Katherine Rosman reports for the NY Times (archived) on a new movie of Hattic interest:
Jennifer Griffin stood outside a movie theater on West 23rd Street in Manhattan, waving to a friend. “I’m here with all the other dorks!” she called out, using a prepositional phrase to get the attention of Lisa Kuklinski. Soon, they were joined by Miranda Schwartz, a copy editor who was wearing a shirt that read “I’M SILENTLY CORRECTING YOUR GRAMMAR” — notably, the message on the shirt lacked punctuation.
The women are members of a group chat in which they text each other about the words they find in the New York Times Spelling Bee game. This was their girls’ night out. “When you find someone as nerdy as you are about the Oxford comma,” said Ms. Kuklinski, an actuary, “you find you have plenty of other things in common.”
They were attending the first New York screening of “Rebel With a Clause,” a new documentary about a woman who set up a “grammar table” in all 50 states for passers-by to stop and ask her about punctuation and past participles.
The film’s star, Ellen Jovin, schleps her table from Maine to Hawaii and each state in between, dispensing lessons that are precise but not pedantic, engaging in the sort of face-to-face conversations with strangers that are so absent from quotidian contemporary life. […]
A writer and writing instructor who has studied about 25 languages, Ms. Jovin first set out her grammar table on the streets of New York in 2018. Since then, she has written a book, also called “Rebel With a Clause,” which was published in 2022. […]
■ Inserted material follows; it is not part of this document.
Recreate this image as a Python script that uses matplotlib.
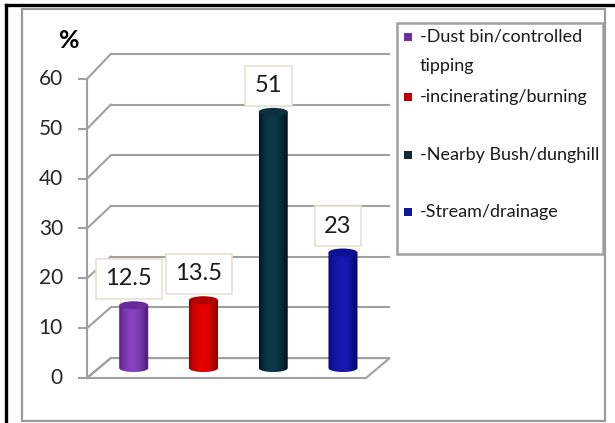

The joy among the grammar lovers was occasionally tempered by worry over word choice. “Can I sneak by?” Taylor Mali, a poet, asked the people sitting on an aisle as he slid past them toward a seat in the center of their row. “You may,” one of them answered.
Mr. Mali sighed as he recounted the exchange. “Of all the places,” he said, his head hung low. […]
The film also offers instances of surprise, even for some who consider themselves grammatically sharp. On several occasions, Ms. Jovin clarifies a misconception about ending a sentence with a preposition. To do so is actually perfectly correct, Ms. Jovin explains. “It is a grammatical myth that made its way into English via Latin, but English is a Germanic language,” she tells one table visitor who responds with a delighted “Shut up!”
The last bit gives me hope that Ms. Jovin is not just another peddler of prescriptivist myths, despite some of the assholes she attracts (“You may”). She turned up here back in 2018 as the “den mother” of the polyglot community. And I enjoyed the reporter’s bio tagline: “While reporting this story, Katherine Rosman learned the difference between affect and effect. She thinks.” (Thanks, Eric!)